*YOUR GOAL*. From the entries below, extract every line that includes the word "chart".

*RECORD SET*.
....
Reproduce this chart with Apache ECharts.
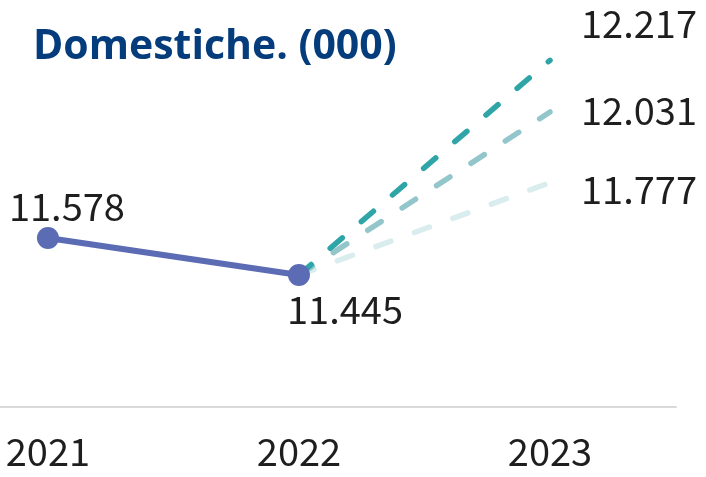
....
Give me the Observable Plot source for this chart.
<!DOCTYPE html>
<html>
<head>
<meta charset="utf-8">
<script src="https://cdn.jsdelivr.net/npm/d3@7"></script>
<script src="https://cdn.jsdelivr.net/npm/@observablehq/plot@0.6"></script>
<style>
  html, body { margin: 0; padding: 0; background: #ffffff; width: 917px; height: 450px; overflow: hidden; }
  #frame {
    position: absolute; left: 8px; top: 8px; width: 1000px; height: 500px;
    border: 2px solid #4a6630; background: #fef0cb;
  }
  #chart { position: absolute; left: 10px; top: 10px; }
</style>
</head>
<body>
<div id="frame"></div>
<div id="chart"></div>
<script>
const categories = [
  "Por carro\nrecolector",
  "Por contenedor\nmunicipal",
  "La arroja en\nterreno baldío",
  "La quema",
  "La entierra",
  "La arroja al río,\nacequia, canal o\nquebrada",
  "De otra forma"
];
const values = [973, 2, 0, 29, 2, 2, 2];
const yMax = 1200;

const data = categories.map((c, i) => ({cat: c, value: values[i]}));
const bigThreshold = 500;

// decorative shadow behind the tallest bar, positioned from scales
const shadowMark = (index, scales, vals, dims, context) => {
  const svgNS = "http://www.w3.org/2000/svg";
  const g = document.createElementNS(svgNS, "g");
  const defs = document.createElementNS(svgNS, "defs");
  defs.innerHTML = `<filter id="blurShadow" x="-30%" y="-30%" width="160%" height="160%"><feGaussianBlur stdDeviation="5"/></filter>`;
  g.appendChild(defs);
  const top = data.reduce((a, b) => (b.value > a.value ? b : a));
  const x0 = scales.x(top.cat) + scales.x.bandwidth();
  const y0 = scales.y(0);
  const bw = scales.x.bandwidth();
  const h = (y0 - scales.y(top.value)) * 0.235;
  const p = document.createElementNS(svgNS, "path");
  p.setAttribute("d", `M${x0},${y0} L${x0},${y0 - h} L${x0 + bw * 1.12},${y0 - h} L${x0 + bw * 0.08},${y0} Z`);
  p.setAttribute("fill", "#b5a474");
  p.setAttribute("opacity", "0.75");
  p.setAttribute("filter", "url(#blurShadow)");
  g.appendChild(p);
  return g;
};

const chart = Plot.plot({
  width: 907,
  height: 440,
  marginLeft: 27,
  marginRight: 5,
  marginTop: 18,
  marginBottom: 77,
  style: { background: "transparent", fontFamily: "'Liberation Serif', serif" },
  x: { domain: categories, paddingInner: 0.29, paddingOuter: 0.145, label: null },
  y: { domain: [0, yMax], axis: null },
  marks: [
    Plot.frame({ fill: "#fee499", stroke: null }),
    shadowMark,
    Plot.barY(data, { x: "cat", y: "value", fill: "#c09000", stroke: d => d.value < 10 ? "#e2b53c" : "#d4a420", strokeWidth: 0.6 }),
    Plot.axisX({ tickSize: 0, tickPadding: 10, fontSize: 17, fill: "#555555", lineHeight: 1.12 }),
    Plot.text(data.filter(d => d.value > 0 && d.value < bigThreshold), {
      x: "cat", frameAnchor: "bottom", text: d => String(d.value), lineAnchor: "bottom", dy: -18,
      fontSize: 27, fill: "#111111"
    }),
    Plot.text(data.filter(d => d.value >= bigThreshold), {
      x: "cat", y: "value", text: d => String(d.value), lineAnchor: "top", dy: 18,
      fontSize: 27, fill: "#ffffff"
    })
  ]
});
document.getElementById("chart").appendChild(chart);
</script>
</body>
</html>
....
*ANSWER FOR THIS EXERCISE*.
Reproduce this chart with Apache ECharts.
Give me the Observable Plot source for this chart.
  #chart { position: absolute; left: 10px; top: 10px; }
<div id="chart"></div>
const chart = Plot.plot({
document.getElementById("chart").appendChild(chart);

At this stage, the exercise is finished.